EXERCISE PROMPT:
Return the lines that follow, exactly as they appear, from the first through the one containing "const tituloY = 'Кількість'"; no pictures are to be included.

--- BEGIN ---

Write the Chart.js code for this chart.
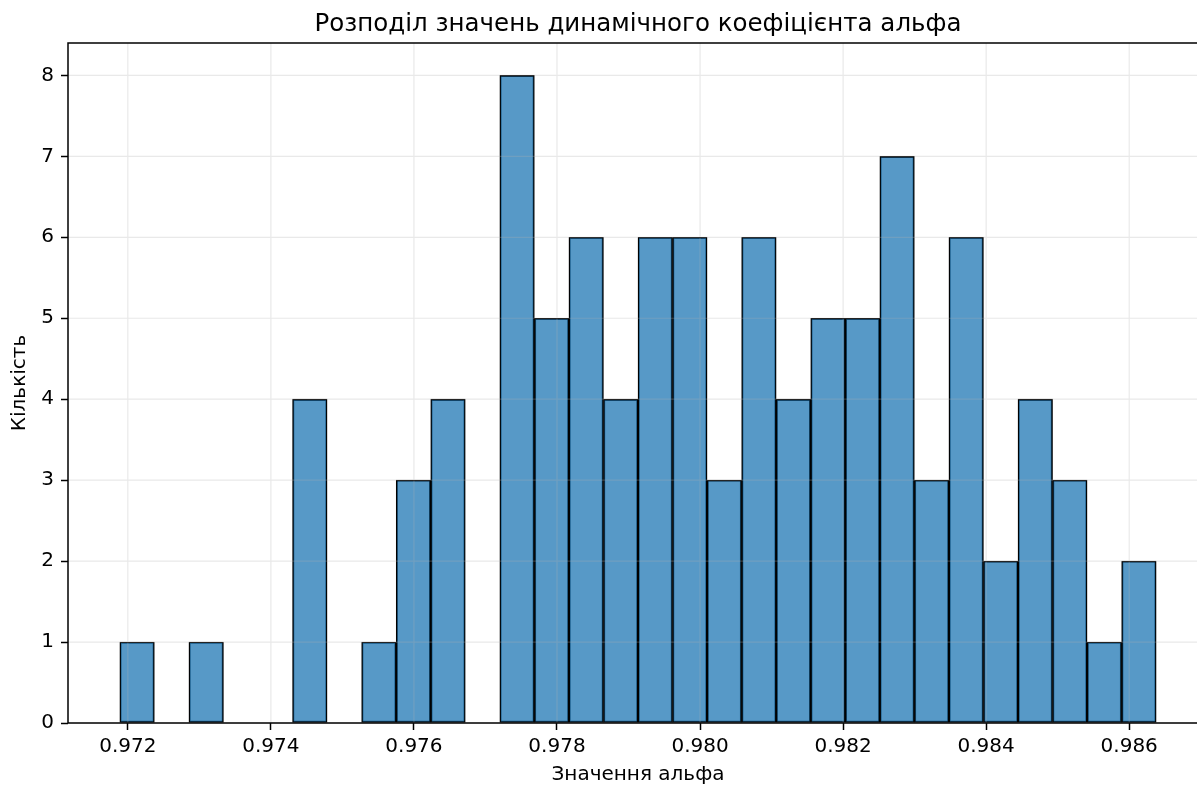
<!DOCTYPE html>
<html>
<head>
<meta charset="utf-8">
<script src="https://cdn.jsdelivr.net/npm/chart.js@4.4.0/dist/chart.umd.min.js"></script>
<style>
  html, body { margin: 0; padding: 0; background: #fff; }
  #wrap { width: 1197px; height: 787px; overflow: hidden; }
</style>
</head>
<body>
<div id="wrap"><canvas id="hist" width="1215" height="787"></canvas></div>
<script>
// histograma do coeficiente alfa (30 bins)
const binLo = 0.971888
const binHi = 0.986377
const counts = [1, 0, 1, 0, 0, 4, 0, 1, 3, 4, 0, 8, 5, 6, 4, 6, 6, 3, 6, 4, 5, 5, 7, 3, 6, 2, 4, 3, 1, 2]
const xTicks = [0.972, 0.974, 0.976, 0.978, 0.980, 0.982, 0.984, 0.986]
const yTicks = [0, 1, 2, 3, 4, 5, 6, 7, 8]
const titulo = 'Розподіл значень динамічного коефіцієнта альфа'
const tituloX = 'Значення альфа'
const tituloY = 'Кількість'

const larguraBin = (binHi - binLo) / counts.length
var pontos = []
for (var i = 0; i < counts.length; i++) {
  pontos.push({ x: binLo + larguraBin * (i + 0.5), y: counts[i] == 0 ? null : counts[i] })
}
const margem = (binHi - binLo) * 0.05

Chart.defaults.font.family = '"DejaVu Sans"'
Chart.defaults.color = '#000'

// grade por cima das barras, moldura e titulo
const moldura = {
  id: 'moldura',
  afterDatasetsDraw(chart) {
    const { ctx, chartArea: a, scales } = chart
    ctx.save()
    ctx.strokeStyle = 'rgba(176,176,176,0.28)'
    ctx.lineWidth = 1.2
    ctx.beginPath()
    for (const v of xTicks) {
      const px = scales.x.getPixelForValue(v)
      ctx.moveTo(px, a.top)
      ctx.lineTo(px, a.bottom)
    }
    for (const v of yTicks) {
      const py = scales.y.getPixelForValue(v)
      ctx.moveTo(a.left, py)
      ctx.lineTo(a.right, py)
    }
    ctx.stroke()
    ctx.strokeStyle = '#000'
    ctx.lineWidth = 1.5
    ctx.strokeRect(a.left, a.top, a.width, a.height)
    ctx.fillStyle = '#000'
    ctx.font = '24.5px "DejaVu Sans"'
    ctx.textAlign = 'center'
    ctx.textBaseline = 'alphabetic'
    ctx.fillText(titulo, (a.left + a.right) / 2, 31)
    ctx.restore()
  }
}

const grafico = new Chart(document.getElementById('hist'), {
  type: 'bar',
  data: {
    datasets: [{
      data: pontos,
      backgroundColor: 'rgba(31,119,180,0.75)',
      borderColor: '#000',
      borderWidth: 1.4,
      borderSkipped: false,
      barPercentage: 1,
      categoryPercentage: 1
    }]
  },
  options: {
    responsive: false,
    animation: false,
    layout: { padding: { top: 43, right: 7, left: 0, bottom: 0 } },
    plugins: { legend: { display: false }, tooltip: { enabled: false }, title: { display: false } },
    scales: {
      x: {
        type: 'linear',
        offset: false,
        min: binLo - margem,
        max: binHi + margem,
        afterBuildTicks: s => { s.ticks = xTicks.map(v => ({ value: v })) },
        afterFit: s => { s.height = 64 },
        ticks: { font: { size: 20 }, padding: 5, maxRotation: 0, callback: v => v.toFixed(3) },
        grid: { offset: false, drawOnChartArea: false, tickLength: 7, tickColor: '#000', tickWidth: 1.5 },
        border: { display: false },
        title: { display: true, text: tituloX, font: { size: 20 }, padding: { top: 0, bottom: 0 } }
      },
      y: {
        min: 0,
        max: 8.4,
        afterBuildTicks: s => { s.ticks = yTicks.map(v => ({ value: v })) },
        afterFit: s => { s.width = 68 },
        ticks: { font: { size: 20 }, padding: 7 },
        grid: { drawOnChartArea: false, tickLength: 7, tickColor: '#000', tickWidth: 1.5 },
        border: { display: false },
        title: { display: true, text: tituloY, font: { size: 20 }, padding: { top: 8, bottom: 0 } }
      }
    }
  },
  plugins: [moldura]
})
</script>
</body>
</html>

--- END ---

RESPONSE TO THIS TASK:
Write the Chart.js code for this chart.
<!DOCTYPE html>
<html>
<head>
<meta charset="utf-8">
<script src="https://cdn.jsdelivr.net/npm/chart.js@4.4.0/dist/chart.umd.min.js"></script>
<style>
  html, body { margin: 0; padding: 0; background: #fff; }
  #wrap { width: 1197px; height: 787px; overflow: hidden; }
</style>
</head>
<body>
<div id="wrap"><canvas id="hist" width="1215" height="787"></canvas></div>
<script>
// histograma do coeficiente alfa (30 bins)
const binLo = 0.971888
const binHi = 0.986377
const counts = [1, 0, 1, 0, 0, 4, 0, 1, 3, 4, 0, 8, 5, 6, 4, 6, 6, 3, 6, 4, 5, 5, 7, 3, 6, 2, 4, 3, 1, 2]
const xTicks = [0.972, 0.974, 0.976, 0.978, 0.980, 0.982, 0.984, 0.986]
const yTicks = [0, 1, 2, 3, 4, 5, 6, 7, 8]
const titulo = 'Розподіл значень динамічного коефіцієнта альфа'
const tituloX = 'Значення альфа'
const tituloY = 'Кількість'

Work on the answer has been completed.